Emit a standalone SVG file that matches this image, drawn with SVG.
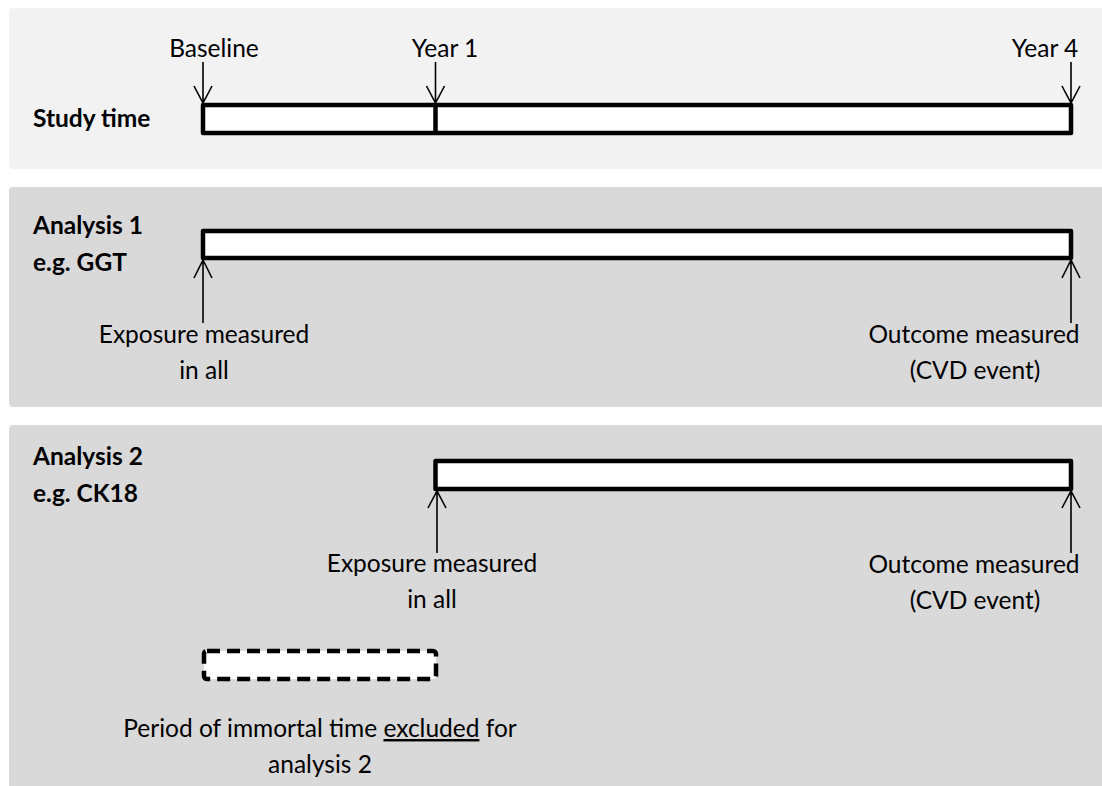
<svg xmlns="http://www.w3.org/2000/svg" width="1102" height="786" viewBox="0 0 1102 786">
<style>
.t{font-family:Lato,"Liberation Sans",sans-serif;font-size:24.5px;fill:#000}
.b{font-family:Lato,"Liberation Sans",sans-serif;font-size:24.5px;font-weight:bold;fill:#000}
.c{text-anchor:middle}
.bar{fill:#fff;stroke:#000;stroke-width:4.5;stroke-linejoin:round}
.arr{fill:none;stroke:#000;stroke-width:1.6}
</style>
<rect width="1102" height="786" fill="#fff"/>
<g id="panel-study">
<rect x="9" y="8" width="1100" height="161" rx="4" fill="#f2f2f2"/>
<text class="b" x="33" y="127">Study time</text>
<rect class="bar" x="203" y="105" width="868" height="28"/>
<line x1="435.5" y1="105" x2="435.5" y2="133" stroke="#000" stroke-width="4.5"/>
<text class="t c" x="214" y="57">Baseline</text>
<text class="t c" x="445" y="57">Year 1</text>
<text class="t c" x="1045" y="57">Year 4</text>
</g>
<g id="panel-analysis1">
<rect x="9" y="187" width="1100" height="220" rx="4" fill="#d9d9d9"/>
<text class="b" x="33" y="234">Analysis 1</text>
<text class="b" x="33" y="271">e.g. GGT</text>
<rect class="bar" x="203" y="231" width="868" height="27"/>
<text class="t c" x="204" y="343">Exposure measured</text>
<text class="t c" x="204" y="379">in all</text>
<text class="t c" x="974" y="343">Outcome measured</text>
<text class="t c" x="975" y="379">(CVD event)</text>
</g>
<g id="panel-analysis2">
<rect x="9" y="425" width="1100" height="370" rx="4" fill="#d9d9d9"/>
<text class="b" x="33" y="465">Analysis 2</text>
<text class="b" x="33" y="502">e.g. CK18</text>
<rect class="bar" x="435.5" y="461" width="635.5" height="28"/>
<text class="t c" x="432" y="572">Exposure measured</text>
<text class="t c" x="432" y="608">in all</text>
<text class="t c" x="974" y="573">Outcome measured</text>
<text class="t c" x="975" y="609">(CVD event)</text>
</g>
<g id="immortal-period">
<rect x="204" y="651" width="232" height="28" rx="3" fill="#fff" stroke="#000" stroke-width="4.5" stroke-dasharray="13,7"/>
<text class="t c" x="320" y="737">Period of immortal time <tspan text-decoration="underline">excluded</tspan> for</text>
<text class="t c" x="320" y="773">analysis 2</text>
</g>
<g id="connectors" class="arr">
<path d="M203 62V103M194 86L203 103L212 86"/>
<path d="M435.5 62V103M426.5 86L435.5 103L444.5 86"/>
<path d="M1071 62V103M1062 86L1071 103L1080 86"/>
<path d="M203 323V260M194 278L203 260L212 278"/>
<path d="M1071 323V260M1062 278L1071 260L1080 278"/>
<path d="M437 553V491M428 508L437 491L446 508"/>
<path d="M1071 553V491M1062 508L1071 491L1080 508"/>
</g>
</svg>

• • • • • • •

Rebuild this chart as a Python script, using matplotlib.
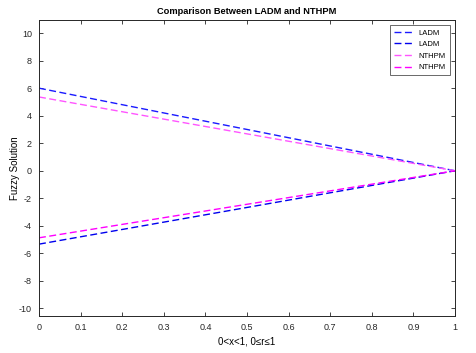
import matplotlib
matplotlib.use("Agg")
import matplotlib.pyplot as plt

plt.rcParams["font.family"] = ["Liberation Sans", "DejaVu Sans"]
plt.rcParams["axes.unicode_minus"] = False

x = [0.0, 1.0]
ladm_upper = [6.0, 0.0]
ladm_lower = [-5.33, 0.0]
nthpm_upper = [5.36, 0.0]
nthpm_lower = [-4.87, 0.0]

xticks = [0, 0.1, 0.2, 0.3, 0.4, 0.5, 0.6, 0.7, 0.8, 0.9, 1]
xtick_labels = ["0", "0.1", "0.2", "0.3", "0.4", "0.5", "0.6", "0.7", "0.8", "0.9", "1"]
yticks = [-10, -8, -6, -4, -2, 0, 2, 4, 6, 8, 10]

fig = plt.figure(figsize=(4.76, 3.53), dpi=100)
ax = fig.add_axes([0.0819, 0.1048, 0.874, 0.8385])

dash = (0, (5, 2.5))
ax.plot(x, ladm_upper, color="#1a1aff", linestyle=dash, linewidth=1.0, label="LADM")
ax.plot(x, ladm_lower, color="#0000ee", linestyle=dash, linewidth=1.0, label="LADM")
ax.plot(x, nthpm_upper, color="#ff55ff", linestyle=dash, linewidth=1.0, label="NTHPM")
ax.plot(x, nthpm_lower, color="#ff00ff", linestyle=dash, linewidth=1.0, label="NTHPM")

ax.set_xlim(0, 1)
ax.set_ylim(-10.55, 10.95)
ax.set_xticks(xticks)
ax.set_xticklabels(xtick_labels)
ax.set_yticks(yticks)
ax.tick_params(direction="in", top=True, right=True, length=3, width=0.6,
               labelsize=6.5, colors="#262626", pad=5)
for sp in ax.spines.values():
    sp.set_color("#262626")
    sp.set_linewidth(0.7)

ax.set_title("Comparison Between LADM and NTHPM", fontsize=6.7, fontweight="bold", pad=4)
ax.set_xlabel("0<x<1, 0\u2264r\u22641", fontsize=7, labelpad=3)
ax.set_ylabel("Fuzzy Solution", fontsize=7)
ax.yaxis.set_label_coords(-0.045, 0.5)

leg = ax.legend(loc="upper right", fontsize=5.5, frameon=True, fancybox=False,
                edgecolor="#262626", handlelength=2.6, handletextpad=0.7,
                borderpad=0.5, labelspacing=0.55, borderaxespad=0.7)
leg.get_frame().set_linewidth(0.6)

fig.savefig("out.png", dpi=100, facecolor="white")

• • • • • • •

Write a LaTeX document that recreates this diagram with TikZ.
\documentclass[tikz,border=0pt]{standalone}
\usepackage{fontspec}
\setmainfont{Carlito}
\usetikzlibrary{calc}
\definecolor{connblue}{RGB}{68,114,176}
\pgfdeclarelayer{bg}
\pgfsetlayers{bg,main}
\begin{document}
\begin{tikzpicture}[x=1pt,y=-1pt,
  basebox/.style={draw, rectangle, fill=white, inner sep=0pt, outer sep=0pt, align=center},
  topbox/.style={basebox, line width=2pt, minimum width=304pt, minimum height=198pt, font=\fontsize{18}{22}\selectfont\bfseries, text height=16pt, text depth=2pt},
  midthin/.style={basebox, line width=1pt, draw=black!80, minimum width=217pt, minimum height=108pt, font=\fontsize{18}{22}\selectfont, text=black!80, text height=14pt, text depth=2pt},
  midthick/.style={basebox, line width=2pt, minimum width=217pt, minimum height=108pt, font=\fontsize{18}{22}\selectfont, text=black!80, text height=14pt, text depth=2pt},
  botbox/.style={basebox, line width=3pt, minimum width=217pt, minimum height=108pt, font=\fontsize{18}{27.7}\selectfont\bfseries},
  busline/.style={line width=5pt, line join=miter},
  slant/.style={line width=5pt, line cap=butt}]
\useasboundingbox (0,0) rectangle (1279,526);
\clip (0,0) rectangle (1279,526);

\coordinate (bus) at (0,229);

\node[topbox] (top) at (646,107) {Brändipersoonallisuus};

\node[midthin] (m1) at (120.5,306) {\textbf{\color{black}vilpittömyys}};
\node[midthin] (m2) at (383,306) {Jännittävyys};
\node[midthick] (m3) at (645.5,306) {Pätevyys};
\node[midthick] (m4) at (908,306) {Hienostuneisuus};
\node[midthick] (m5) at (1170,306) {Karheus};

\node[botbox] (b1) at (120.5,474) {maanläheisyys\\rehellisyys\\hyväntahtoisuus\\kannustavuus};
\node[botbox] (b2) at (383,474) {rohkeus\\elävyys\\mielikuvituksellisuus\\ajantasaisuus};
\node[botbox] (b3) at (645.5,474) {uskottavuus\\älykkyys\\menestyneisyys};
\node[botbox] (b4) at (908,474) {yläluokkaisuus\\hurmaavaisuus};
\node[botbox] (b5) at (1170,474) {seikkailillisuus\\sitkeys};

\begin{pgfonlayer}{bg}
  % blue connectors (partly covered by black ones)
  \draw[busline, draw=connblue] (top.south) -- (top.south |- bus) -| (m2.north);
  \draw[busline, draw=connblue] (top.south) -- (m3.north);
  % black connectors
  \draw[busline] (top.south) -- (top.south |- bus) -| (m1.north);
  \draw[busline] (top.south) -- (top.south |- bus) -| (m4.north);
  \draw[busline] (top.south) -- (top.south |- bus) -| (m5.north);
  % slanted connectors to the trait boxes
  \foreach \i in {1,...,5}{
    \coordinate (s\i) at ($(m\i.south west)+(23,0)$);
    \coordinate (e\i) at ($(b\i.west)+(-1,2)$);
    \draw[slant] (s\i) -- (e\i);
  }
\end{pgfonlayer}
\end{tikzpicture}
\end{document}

• • • • • • •

- **EXERCISE GOAL**
Transcribe only the lines above that start at the line containing "Rebuild this chart" and end at the line containing "ax = fig.add_axes([0.0819, 0.1048, 0.874, 0.8385])". Omit pictures.

- **PROBLEM SOLUTION**
Rebuild this chart as a Python script, using matplotlib.
import matplotlib
matplotlib.use("Agg")
import matplotlib.pyplot as plt

plt.rcParams["font.family"] = ["Liberation Sans", "DejaVu Sans"]
plt.rcParams["axes.unicode_minus"] = False

x = [0.0, 1.0]
ladm_upper = [6.0, 0.0]
ladm_lower = [-5.33, 0.0]
nthpm_upper = [5.36, 0.0]
nthpm_lower = [-4.87, 0.0]

xticks = [0, 0.1, 0.2, 0.3, 0.4, 0.5, 0.6, 0.7, 0.8, 0.9, 1]
xtick_labels = ["0", "0.1", "0.2", "0.3", "0.4", "0.5", "0.6", "0.7", "0.8", "0.9", "1"]
yticks = [-10, -8, -6, -4, -2, 0, 2, 4, 6, 8, 10]

fig = plt.figure(figsize=(4.76, 3.53), dpi=100)
ax = fig.add_axes([0.0819, 0.1048, 0.874, 0.8385])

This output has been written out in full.